In the passage, we have one of many Old Testament formulations of the Ten Commandments. We learned these codes as children, and perhaps have always interpreted them as laws which, when broken, marked us as sinners.

While this is one approach, a more mature and life-giving one is offered by the Biblical scholar Terence E. Fretheim:

The focus (of these directives) is on
protecting the health of the community,

to which end the individual plays such an important role.
Exodus: Interpretation: A Biblical Commentary for Teaching and Preaching

The command to honor one’s father and mother clearly demonstrates this approach. It is a command not only for children to be docile and obedient. Rather it denotes a life-long responsibility to care for parents and other  nurturers of our lives. The command also suggests the responsibility of these nurturers to live honorably so that their children may respond to their example with equal honor.

Today is a day to pray for our own families and for all families, for the young and the elderly, and for those walking the tenuous bridge in between.  It is a day to assess how well we carry our responsibilities to honor, obey, bless and foster life for one another.
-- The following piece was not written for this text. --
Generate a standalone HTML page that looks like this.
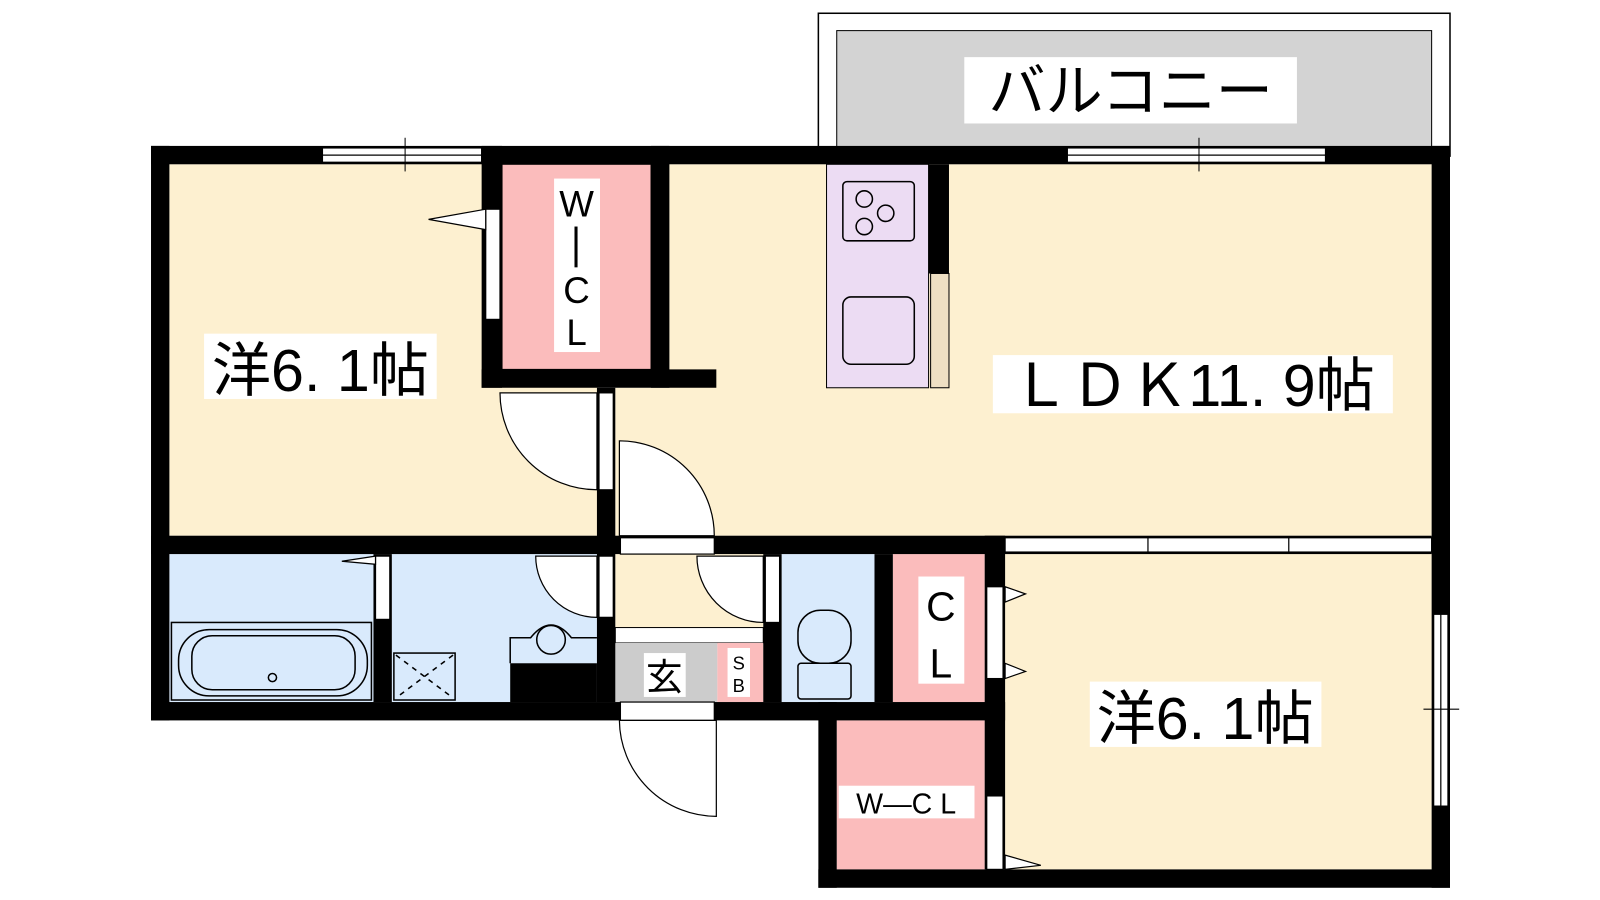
<!DOCTYPE html>
<html><head><meta charset="utf-8"><style>
body{margin:0;width:1600px;height:900px;background:#fff;overflow:hidden}
svg{position:absolute;left:0;top:0}
text{font-family:"Liberation Sans","Noto Sans CJK JP",sans-serif;fill:#000}
</style></head><body>
<svg width="1600" height="900" viewBox="0 0 1568 882">
<!-- balcony -->
<rect x="802" y="13" width="619" height="140" fill="#fff" stroke="#000" stroke-width="1.5"/>
<rect x="820" y="30" width="583" height="120" fill="#d3d3d3" stroke="#000" stroke-width="1"/>
<rect x="945" y="56" width="326" height="65" fill="#fff"/>
<text x="1108" y="109" font-size="56" text-anchor="middle">バルコニー</text>
<!-- room fills -->
<rect x="166" y="161" width="420" height="364" fill="#fdf0d0"/>
<rect x="656" y="161" width="747" height="364" fill="#fdf0d0"/>
<rect x="603" y="380" width="60" height="145" fill="#fdf0d0"/>
<rect x="492" y="161" width="146" height="201" fill="#fbbcbc" stroke="#000"/>
<rect x="166" y="543" width="200" height="145" fill="#d9eafc"/>
<rect x="384" y="543" width="201" height="145" fill="#d9eafc"/>
<rect x="603" y="543" width="145" height="72" fill="#fdf0d0"/>
<rect x="603" y="615" width="145" height="15" fill="#fff" stroke="#000"/>
<rect x="603" y="630" width="100" height="58" fill="#ccc"/>
<rect x="703" y="630" width="45" height="58" fill="#fbbcbc"/>
<rect x="766" y="543" width="91" height="145" fill="#d9eafc"/>
<rect x="875" y="543" width="90" height="145" fill="#fbbcbc"/>
<rect x="820" y="706" width="145" height="146" fill="#fbbcbc"/>
<rect x="985" y="543" width="418" height="309" fill="#fdf0d0"/>
<!-- kitchen -->
<rect x="810" y="161" width="100" height="219" fill="#ecdcf3" stroke="#000"/>
<rect x="912" y="268" width="18" height="112" fill="#eedfc3" stroke="#000"/>
<rect x="826" y="178" width="70" height="58" rx="4" fill="none" stroke="#000" stroke-width="1.5"/>
<circle cx="847" cy="195" r="8" fill="none" stroke="#000" stroke-width="1.5"/>
<circle cx="847" cy="222" r="8" fill="none" stroke="#000" stroke-width="1.5"/>
<circle cx="868" cy="209" r="8" fill="none" stroke="#000" stroke-width="1.5"/>
<rect x="826" y="291" width="70" height="66" rx="8" fill="none" stroke="#000" stroke-width="1.5"/>
<!-- walls -->
<g fill="#000">
<rect x="148" y="143" width="1273" height="18"/>
<rect x="148" y="143" width="18" height="563"/>
<rect x="1403" y="143" width="18" height="727"/>
<rect x="802" y="852" width="619" height="18"/>
<rect x="148" y="688" width="837" height="18"/>
<rect x="802" y="688" width="18" height="182"/>
<rect x="472" y="143" width="20" height="237"/>
<rect x="638" y="143" width="18" height="237"/>
<rect x="472" y="362" width="230" height="18"/>
<rect x="148" y="525" width="1255" height="18"/>
<rect x="585" y="380" width="18" height="308"/>
<rect x="366" y="543" width="18" height="145"/>
<rect x="500" y="650" width="85" height="38"/>
<rect x="748" y="543" width="18" height="145"/>
<rect x="857" y="543" width="18" height="145"/>
<rect x="965" y="525" width="20" height="327"/>
<rect x="910" y="161" width="20" height="107"/>
</g>
<!-- windows -->
<g fill="#fff" stroke="#000" stroke-width="1.2">
<rect x="316" y="145" width="156" height="14"/><line x1="316" y1="152" x2="472" y2="152"/>
<rect x="1046" y="145" width="253" height="14"/><line x1="1046" y1="152" x2="1299" y2="152"/>
<rect x="1405" y="602" width="14" height="188"/><line x1="1412" y1="602" x2="1412" y2="790"/>
<rect x="985" y="527" width="418" height="14"/><line x1="1125" y1="527" x2="1125" y2="541"/><line x1="1263" y1="527" x2="1263" y2="541"/>
<rect x="476" y="205" width="14" height="108"/>
<rect x="368" y="545" width="14" height="62"/>
<rect x="587" y="385" width="14" height="95"/>
<rect x="587" y="545" width="14" height="60"/>
<rect x="750" y="545" width="14" height="65"/>
<rect x="608" y="527" width="92" height="16"/>
<rect x="608" y="688" width="92" height="18"/>
<rect x="967" y="575" width="16" height="90"/>
<rect x="967" y="780" width="16" height="72"/>
</g>
<line x1="397" y1="135" x2="397" y2="168" stroke="#000"/>
<line x1="1175" y1="135" x2="1175" y2="168" stroke="#000"/>
<line x1="1395" y1="695" x2="1430" y2="695" stroke="#000"/>
<!-- door arcs -->
<g fill="#fff" stroke="#000" stroke-width="1.2">
<path d="M585,480 A95,95 0 0 1 490,385 L585,385 Z"/>
<path d="M607,432 A93,93 0 0 1 700,525 L607,525 Z"/>
<path d="M585,605 A60,60 0 0 1 525,545 L585,545 Z"/>
<path d="M748,610 A65,65 0 0 1 683,545 L748,545 Z"/>
<path d="M607,706 A95,95 0 0 0 702,800 L702,706 Z"/>
<path d="M420,215 L476,205 L476,225 Z"/>
<path d="M335,550 L368,545 L368,553 Z"/>
<path d="M985,575 L1005,582 L985,590 Z"/>
<path d="M985,650 L1005,658 L985,665 Z"/>
<path d="M985,838 L1020,848 L985,852 Z"/>
</g>
<!-- bath & wash -->
<g fill="none" stroke="#000" stroke-width="1.5">
<rect x="168" y="610" width="196" height="76"/>
<rect x="175" y="617" width="185" height="65" rx="30"/>
<rect x="188" y="623" width="160" height="53" rx="20"/>
<circle cx="267" cy="664" r="4"/>
<rect x="386" y="640" width="60" height="46"/>
<path d="M388,642 L444,684 M444,642 L388,684" stroke-dasharray="5,5"/>
<path d="M500,650 L500,625 L520,625 Q540,600 560,625 L585,625"/>
<circle cx="540" cy="627" r="14"/>
<rect x="782" y="598" width="52" height="52" rx="22"/>
<rect x="782" y="650" width="52" height="35" rx="3"/>
</g>
<!-- labels -->
<g>
<rect x="200" y="327" width="228" height="64" fill="#fff"/>
<text x="314" y="383" font-size="58" text-anchor="middle">洋6. 1帖</text>
<rect x="973" y="348" width="392" height="57" fill="#fff"/>
<text x="1169" y="398" font-size="58" text-anchor="middle">ＬＤＫ11. 9帖</text>
<rect x="1068" y="668" width="227" height="64" fill="#fff"/>
<text x="1181" y="724" font-size="58" text-anchor="middle">洋6. 1帖</text>
<rect x="543" y="175" width="45" height="170" fill="#fff"/>
<text x="565" y="212" font-size="36" text-anchor="middle">W</text>
<rect x="563" y="222" width="3" height="40" fill="#000"/>
<text x="565" y="297" font-size="36" text-anchor="middle">C</text>
<text x="565" y="338" font-size="36" text-anchor="middle">L</text>
<rect x="900" y="565" width="45" height="105" fill="#fff"/>
<text x="922" y="608" font-size="40" text-anchor="middle">C</text>
<text x="922" y="664" font-size="40" text-anchor="middle">L</text>
<rect x="822" y="770" width="133" height="32" fill="#fff"/>
<text x="888" y="797" font-size="28" text-anchor="middle">W—C L</text>
<rect x="631" y="640" width="41" height="43" fill="#fff"/>
<text x="651" y="676" font-size="36" text-anchor="middle">玄</text>
<rect x="713" y="635" width="22" height="48" fill="#fff"/>
<text x="724" y="656" font-size="18" text-anchor="middle">S</text>
<text x="724" y="678" font-size="18" text-anchor="middle">B</text>
</g>
</svg>
</body></html>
It is a day to be deeply grateful for the love of family which we are blessed to experience; a day to pray for healing for those not equally blessed. Let us pray for families distressed by the necessity to migrate, and further burdened by nations’ failures to keep the commandment of neighborly love.

Like Mary, may we embrace the elders in our lives who love and need us, be these parents, mentors, community members, or neighbors. Scripture promises us that, in doing so, we shall have “mercy bestowed on us down to the thousandth generation.”